Problem: Write out the material exactly, leaving every picture behind.

Input records:
------------------------------------------------

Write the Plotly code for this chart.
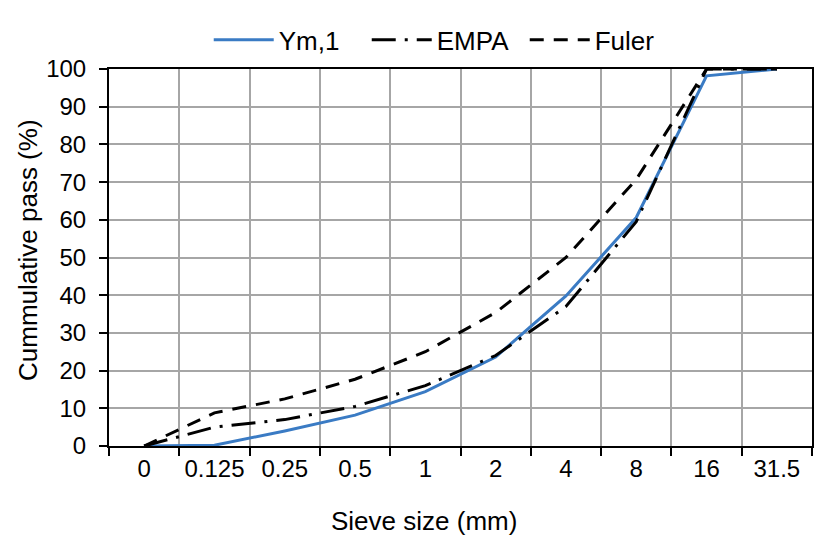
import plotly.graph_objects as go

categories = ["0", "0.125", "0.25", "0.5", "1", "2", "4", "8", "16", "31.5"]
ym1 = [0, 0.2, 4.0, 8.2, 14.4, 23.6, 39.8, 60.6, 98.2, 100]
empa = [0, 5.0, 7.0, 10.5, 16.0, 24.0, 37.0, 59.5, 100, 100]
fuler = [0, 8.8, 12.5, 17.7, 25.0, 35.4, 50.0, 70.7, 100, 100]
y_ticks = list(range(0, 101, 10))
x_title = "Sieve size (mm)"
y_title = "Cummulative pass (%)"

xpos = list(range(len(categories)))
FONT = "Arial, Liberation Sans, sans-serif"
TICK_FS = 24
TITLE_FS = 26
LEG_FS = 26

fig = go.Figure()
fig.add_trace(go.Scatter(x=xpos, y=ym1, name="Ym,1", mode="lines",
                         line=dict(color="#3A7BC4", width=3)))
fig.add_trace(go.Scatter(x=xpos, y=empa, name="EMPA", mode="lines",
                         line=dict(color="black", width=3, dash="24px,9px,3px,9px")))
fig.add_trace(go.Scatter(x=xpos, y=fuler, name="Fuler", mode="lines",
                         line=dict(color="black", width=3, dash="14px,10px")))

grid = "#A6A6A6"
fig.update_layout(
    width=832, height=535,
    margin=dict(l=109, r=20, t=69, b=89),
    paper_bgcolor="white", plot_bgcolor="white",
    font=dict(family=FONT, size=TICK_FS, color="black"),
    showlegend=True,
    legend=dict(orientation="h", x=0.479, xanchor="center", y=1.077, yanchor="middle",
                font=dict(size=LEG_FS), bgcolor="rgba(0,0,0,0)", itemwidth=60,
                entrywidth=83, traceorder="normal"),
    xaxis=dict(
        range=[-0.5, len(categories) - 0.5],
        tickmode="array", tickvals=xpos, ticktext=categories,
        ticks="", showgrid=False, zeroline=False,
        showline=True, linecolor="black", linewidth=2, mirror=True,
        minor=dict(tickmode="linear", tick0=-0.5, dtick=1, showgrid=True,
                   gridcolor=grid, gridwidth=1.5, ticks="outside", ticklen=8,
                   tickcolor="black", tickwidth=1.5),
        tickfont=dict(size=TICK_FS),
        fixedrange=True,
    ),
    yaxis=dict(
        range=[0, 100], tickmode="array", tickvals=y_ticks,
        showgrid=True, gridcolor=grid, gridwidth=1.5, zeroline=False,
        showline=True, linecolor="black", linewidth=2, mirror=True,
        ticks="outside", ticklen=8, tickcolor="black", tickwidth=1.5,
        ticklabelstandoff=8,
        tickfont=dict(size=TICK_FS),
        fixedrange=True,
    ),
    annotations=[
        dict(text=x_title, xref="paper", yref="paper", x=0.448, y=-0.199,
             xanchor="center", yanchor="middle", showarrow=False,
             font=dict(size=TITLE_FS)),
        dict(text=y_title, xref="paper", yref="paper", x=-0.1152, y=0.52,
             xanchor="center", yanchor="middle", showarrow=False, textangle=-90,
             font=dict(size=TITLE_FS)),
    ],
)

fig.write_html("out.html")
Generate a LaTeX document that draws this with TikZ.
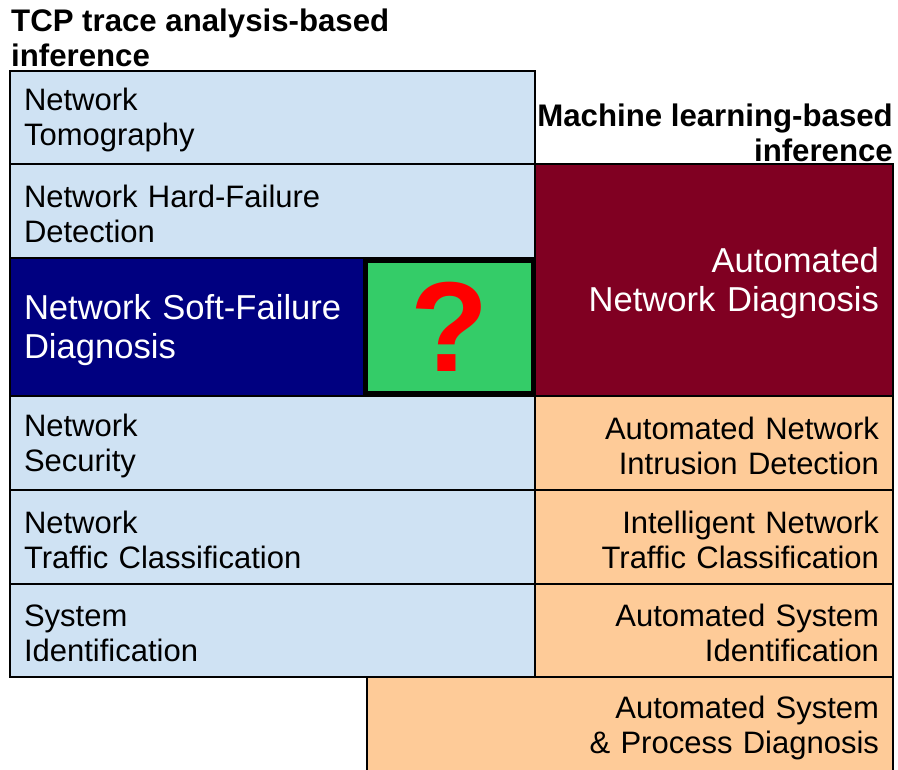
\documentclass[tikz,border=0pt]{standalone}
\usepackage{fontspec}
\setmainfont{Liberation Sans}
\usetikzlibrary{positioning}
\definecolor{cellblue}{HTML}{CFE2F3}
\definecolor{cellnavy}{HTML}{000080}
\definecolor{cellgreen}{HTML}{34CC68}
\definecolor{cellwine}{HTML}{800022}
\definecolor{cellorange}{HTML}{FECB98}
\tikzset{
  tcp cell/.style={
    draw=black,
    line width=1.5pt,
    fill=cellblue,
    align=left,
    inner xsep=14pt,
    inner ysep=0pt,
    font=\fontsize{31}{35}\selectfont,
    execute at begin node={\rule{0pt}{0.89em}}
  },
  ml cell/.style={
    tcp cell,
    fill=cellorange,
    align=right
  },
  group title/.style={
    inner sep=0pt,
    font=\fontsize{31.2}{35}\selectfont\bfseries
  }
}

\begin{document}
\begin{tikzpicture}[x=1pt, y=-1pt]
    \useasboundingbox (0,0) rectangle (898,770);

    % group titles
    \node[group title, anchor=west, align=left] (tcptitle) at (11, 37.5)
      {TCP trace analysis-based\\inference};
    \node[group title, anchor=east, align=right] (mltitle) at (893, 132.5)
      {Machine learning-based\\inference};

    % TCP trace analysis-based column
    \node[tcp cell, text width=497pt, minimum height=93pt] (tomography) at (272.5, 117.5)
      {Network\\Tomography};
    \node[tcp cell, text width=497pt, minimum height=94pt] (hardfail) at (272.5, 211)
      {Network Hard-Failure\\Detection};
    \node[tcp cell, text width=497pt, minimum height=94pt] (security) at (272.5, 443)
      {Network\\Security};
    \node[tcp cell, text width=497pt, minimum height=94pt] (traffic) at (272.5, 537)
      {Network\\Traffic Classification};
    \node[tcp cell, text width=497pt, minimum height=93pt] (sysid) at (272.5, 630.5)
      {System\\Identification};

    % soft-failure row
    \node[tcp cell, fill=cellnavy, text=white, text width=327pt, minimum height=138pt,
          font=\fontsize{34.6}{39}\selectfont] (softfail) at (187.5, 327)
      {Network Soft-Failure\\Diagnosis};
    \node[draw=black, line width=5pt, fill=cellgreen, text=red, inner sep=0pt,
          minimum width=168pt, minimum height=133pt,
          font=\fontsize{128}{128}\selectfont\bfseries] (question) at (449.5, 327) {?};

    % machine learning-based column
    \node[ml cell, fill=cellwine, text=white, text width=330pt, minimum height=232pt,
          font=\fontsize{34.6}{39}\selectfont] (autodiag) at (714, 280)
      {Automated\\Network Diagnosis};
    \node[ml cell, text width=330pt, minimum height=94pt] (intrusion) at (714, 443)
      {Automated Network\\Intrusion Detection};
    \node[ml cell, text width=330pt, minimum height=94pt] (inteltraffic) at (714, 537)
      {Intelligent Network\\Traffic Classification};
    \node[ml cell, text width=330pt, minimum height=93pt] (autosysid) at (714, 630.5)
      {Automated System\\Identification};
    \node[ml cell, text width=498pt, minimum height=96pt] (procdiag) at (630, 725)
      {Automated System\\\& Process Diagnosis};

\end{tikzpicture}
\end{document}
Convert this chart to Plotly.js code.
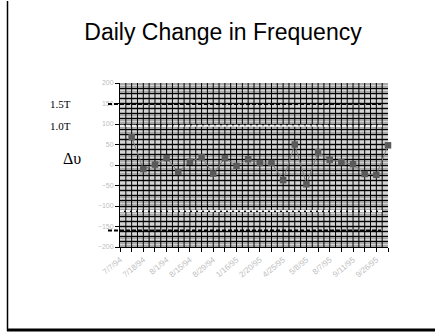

------------------------------------------------

Final result:
Write the Plotly code for this chart.
import plotly.graph_objects as go

categories = ["0", "0.125", "0.25", "0.5", "1", "2", "4", "8", "16", "31.5"]
ym1 = [0, 0.2, 4.0, 8.2, 14.4, 23.6, 39.8, 60.6, 98.2, 100]
empa = [0, 5.0, 7.0, 10.5, 16.0, 24.0, 37.0, 59.5, 100, 100]
fuler = [0, 8.8, 12.5, 17.7, 25.0, 35.4, 50.0, 70.7, 100, 100]
y_ticks = list(range(0, 101, 10))
x_title = "Sieve size (mm)"
y_title = "Cummulative pass (%)"

xpos = list(range(len(categories)))
FONT = "Arial, Liberation Sans, sans-serif"
TICK_FS = 24
TITLE_FS = 26
LEG_FS = 26

fig = go.Figure()
fig.add_trace(go.Scatter(x=xpos, y=ym1, name="Ym,1", mode="lines",
                         line=dict(color="#3A7BC4", width=3)))
fig.add_trace(go.Scatter(x=xpos, y=empa, name="EMPA", mode="lines",
                         line=dict(color="black", width=3, dash="24px,9px,3px,9px")))
fig.add_trace(go.Scatter(x=xpos, y=fuler, name="Fuler", mode="lines",
                         line=dict(color="black", width=3, dash="14px,10px")))

grid = "#A6A6A6"
fig.update_layout(
    width=832, height=535,
    margin=dict(l=109, r=20, t=69, b=89),
    paper_bgcolor="white", plot_bgcolor="white",
    font=dict(family=FONT, size=TICK_FS, color="black"),
    showlegend=True,
    legend=dict(orientation="h", x=0.479, xanchor="center", y=1.077, yanchor="middle",
                font=dict(size=LEG_FS), bgcolor="rgba(0,0,0,0)", itemwidth=60,
                entrywidth=83, traceorder="normal"),
    xaxis=dict(
        range=[-0.5, len(categories) - 0.5],
        tickmode="array", tickvals=xpos, ticktext=categories,
        ticks="", showgrid=False, zeroline=False,
        showline=True, linecolor="black", linewidth=2, mirror=True,
        minor=dict(tickmode="linear", tick0=-0.5, dtick=1, showgrid=True,
                   gridcolor=grid, gridwidth=1.5, ticks="outside", ticklen=8,
                   tickcolor="black", tickwidth=1.5),
        tickfont=dict(size=TICK_FS),
        fixedrange=True,
    ),
    yaxis=dict(
        range=[0, 100], tickmode="array", tickvals=y_ticks,
        showgrid=True, gridcolor=grid, gridwidth=1.5, zeroline=False,
        showline=True, linecolor="black", linewidth=2, mirror=True,
        ticks="outside", ticklen=8, tickcolor="black", tickwidth=1.5,
        ticklabelstandoff=8,
        tickfont=dict(size=TICK_FS),
        fixedrange=True,
    ),
    annotations=[
        dict(text=x_title, xref="paper", yref="paper", x=0.448, y=-0.199,
             xanchor="center", yanchor="middle", showarrow=False,
             font=dict(size=TITLE_FS)),
        dict(text=y_title, xref="paper", yref="paper", x=-0.1152, y=0.52,
             xanchor="center", yanchor="middle", showarrow=False, textangle=-90,
             font=dict(size=TITLE_FS)),
    ],
)

fig.write_html("out.html")
Generate a LaTeX document that draws this with TikZ.
\documentclass[tikz,border=0pt]{standalone}
\usepackage{fontspec}
\setmainfont{Liberation Sans}
\usetikzlibrary{positioning}
\definecolor{cellblue}{HTML}{CFE2F3}
\definecolor{cellnavy}{HTML}{000080}
\definecolor{cellgreen}{HTML}{34CC68}
\definecolor{cellwine}{HTML}{800022}
\definecolor{cellorange}{HTML}{FECB98}
\tikzset{
  tcp cell/.style={
    draw=black,
    line width=1.5pt,
    fill=cellblue,
    align=left,
    inner xsep=14pt,
    inner ysep=0pt,
    font=\fontsize{31}{35}\selectfont,
    execute at begin node={\rule{0pt}{0.89em}}
  },
  ml cell/.style={
    tcp cell,
    fill=cellorange,
    align=right
  },
  group title/.style={
    inner sep=0pt,
    font=\fontsize{31.2}{35}\selectfont\bfseries
  }
}

\begin{document}
\begin{tikzpicture}[x=1pt, y=-1pt]
    \useasboundingbox (0,0) rectangle (898,770);

    % group titles
    \node[group title, anchor=west, align=left] (tcptitle) at (11, 37.5)
      {TCP trace analysis-based\\inference};
    \node[group title, anchor=east, align=right] (mltitle) at (893, 132.5)
      {Machine learning-based\\inference};

    % TCP trace analysis-based column
    \node[tcp cell, text width=497pt, minimum height=93pt] (tomography) at (272.5, 117.5)
      {Network\\Tomography};
    \node[tcp cell, text width=497pt, minimum height=94pt] (hardfail) at (272.5, 211)
      {Network Hard-Failure\\Detection};
    \node[tcp cell, text width=497pt, minimum height=94pt] (security) at (272.5, 443)
      {Network\\Security};
    \node[tcp cell, text width=497pt, minimum height=94pt] (traffic) at (272.5, 537)
      {Network\\Traffic Classification};
    \node[tcp cell, text width=497pt, minimum height=93pt] (sysid) at (272.5, 630.5)
      {System\\Identification};

    % soft-failure row
    \node[tcp cell, fill=cellnavy, text=white, text width=327pt, minimum height=138pt,
          font=\fontsize{34.6}{39}\selectfont] (softfail) at (187.5, 327)
      {Network Soft-Failure\\Diagnosis};
    \node[draw=black, line width=5pt, fill=cellgreen, text=red, inner sep=0pt,
          minimum width=168pt, minimum height=133pt,
          font=\fontsize{128}{128}\selectfont\bfseries] (question) at (449.5, 327) {?};

    % machine learning-based column
    \node[ml cell, fill=cellwine, text=white, text width=330pt, minimum height=232pt,
          font=\fontsize{34.6}{39}\selectfont] (autodiag) at (714, 280)
      {Automated\\Network Diagnosis};
    \node[ml cell, text width=330pt, minimum height=94pt] (intrusion) at (714, 443)
      {Automated Network\\Intrusion Detection};
    \node[ml cell, text width=330pt, minimum height=94pt] (inteltraffic) at (714, 537)
      {Intelligent Network\\Traffic Classification};
    \node[ml cell, text width=330pt, minimum height=93pt] (autosysid) at (714, 630.5)
      {Automated System\\Identification};
    \node[ml cell, text width=498pt, minimum height=96pt] (procdiag) at (630, 725)
      {Automated System\\\& Process Diagnosis};

\end{tikzpicture}
\end{document}
Convert this chart to Plotly.js code.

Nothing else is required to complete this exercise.